Choosing gcc for building wxWidgets under Windows
Posted on by Vadim Zeitlin
There are a lot of possibilities for building wxWidgets under Windows using gcc.
First of all, you can choose to use traditional makefile in
build/msw/makefile.gcc
. This binds you to using a MinGW version of the
compiler in Windows command prompt (i.e. cmd.exe
as hopefully nobody uses
systems with command.com
any more) as the makefiles use DOS/Windows style paths
and commands. Second, you can use the traditional Unix configure-and-make
approach. Then you have a subchoice between using MSYS which is a minimalistic
environment developed by MinGW project or a full-blown Cygwin one. In the
former case you would use MinGW compilers too, of course, and in the latter one
the natural idea is to use Cygwin compilers. This however means that the
generated programs would depend on Cygwin DLL and would require installing it
for them to run. As this can be undesirable, there is also a possibility of
using a MinGW cross-compiler from Cygwin environment which combines the
advantages of being able to use Cygwin on the build machine while not requiring
anything special for the deployment.
Let’s summarize the choices in a concise list:
- Use makefiles: implies the use of MinGW compiler in DOS prompt.

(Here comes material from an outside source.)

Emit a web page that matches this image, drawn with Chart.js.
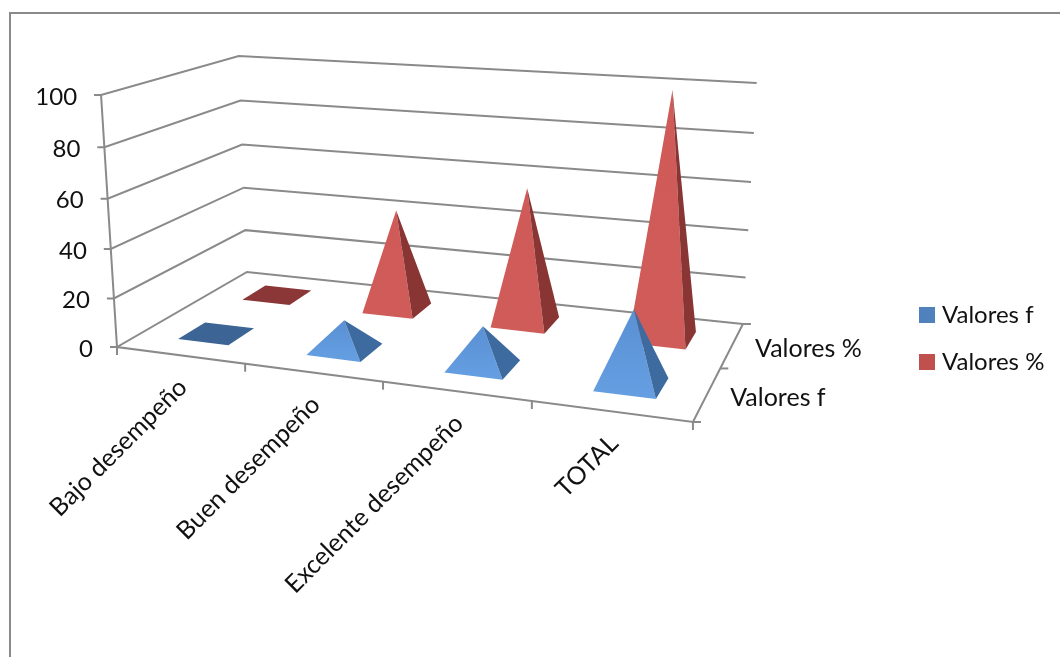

- Use configure+make; then choose between
- Using MSYS and MinGW compiler
- Using Cygwin and Cygwin compiler
- Using Cygwin and MinGW cross-compiler
Using MSYS and MinGW compiler is probably the simplest one if you want to
install as few things as possible. However, it doesn’t allow you to easily
specify many compilation options (you need to edit setup.h
file instead of
just passing options to configure on command line) and, worse, it doesn’t
produce a wx-config
script as part of the build – and even if it did, there
would be no way to use it without some kind of Unix-like shell.
Because of this, I always recommended using the second approach to building
wxWidgets. Moreover, personally I’ve always favoured using Cygwin because I use
zsh all day long anyhow. However traditionally you had to use Cygwin compiler
which was the worst of the lot. Not only did it always lag a version or two (and
sometimes more) behind the latest available MinGW one, but it also was
significantly slower than MinGW version. And, of course, the binaries created by
it depended on cygwin1.dll
. Because of this, people fond of Cygwin (or,
alternatively, not fond of many MSYS problems), also tried to use native MinGW
compilers under Cygwin and this could be made to work but was so painful because
you had to painstakingly ensure that both MinGW compiler and Cygwin tools could
understand the paths you used (which basically meant that only relative paths
could be really used as absolute paths take different forms for Windows-based
MinGW compiler and Cygwin-based tools) that I could never wholeheartedly
recommend it.
So I was very pleasantly surprised when I learnt that Cygwin now provides recent versions of MinGW cross-compiler or, rather, several of them. As Charles Wilson explains here, there is a cross-compiler for Win64 from MinGW64 project, another cross-compiler for Win32 from the same project and also a Win32 cross-compiler from “traditional” MinGW. Hence now you have yet another choice to make in using Cygwin and MinGW cross-compiler.
Obviously, if you need to target Win64 the choice is easy to make, as there is only one of them. I recommend using MinGW64 version of Win32 cross-compiler as well for two reasons: first, it seems quite likely that you will need to target Win64 later even if you don’t need it now, so why not use the same compiler that would allow you to build for Win64 later. And second, MinGW64 uses the so-called SJLJ exceptions which can propagate through the code not compiled with gcc, e.g. all Windows system DLLs. And in practice this is needed to be able to catch any exceptions thrown by your wxWidgets event handlers. So while DW2 exceptions used by MinGW version do have their advantages (in particular they are much more speed-efficient), SJLJ ones are preferable for wxWidgets GUI applications.
To summarize, my recommendation for building wxWidgets under Windows using gcc is now straightforward and unambiguous: use MinGW64 compiler under Cygwin. To be more precise, you need to install Cygwin (if you don’t have it yet) and its mingw64-i686-gcc-g++ package (you shouldn’t download this file directly though, use Cygwin setup program to install it with all its dependencies). Then you simply need to run wxWidgets configure with the following options:
./configure --host=i686-w64-mingw32 --build=i686-pc-cygwin ...
and run make as usual. You can also use wx-config
script and, in general,
things are almost as nice as under Unix. Just don’t forget to use
i686-w64-mingw32-g++
compiler instead of plain g++
if you write it manually
instead of using wx-config --cxx
output.
Another good news is that the speed of the compiler seems to have improved
dramatically since the bad old gcc3
days: building the entire wxWidgets takes
less than 4 minutes here with make -j8
in default shared library build.
Running configure itself is still painfully slow the first time but reasonably
fast afterwards if you use -C
option to cache the tests results.
Good luck building your applications using wxWidgets using Cygwin cross-compilers and thanks for Cygwin and MinGW(64) folks for making it faster and easier than ever!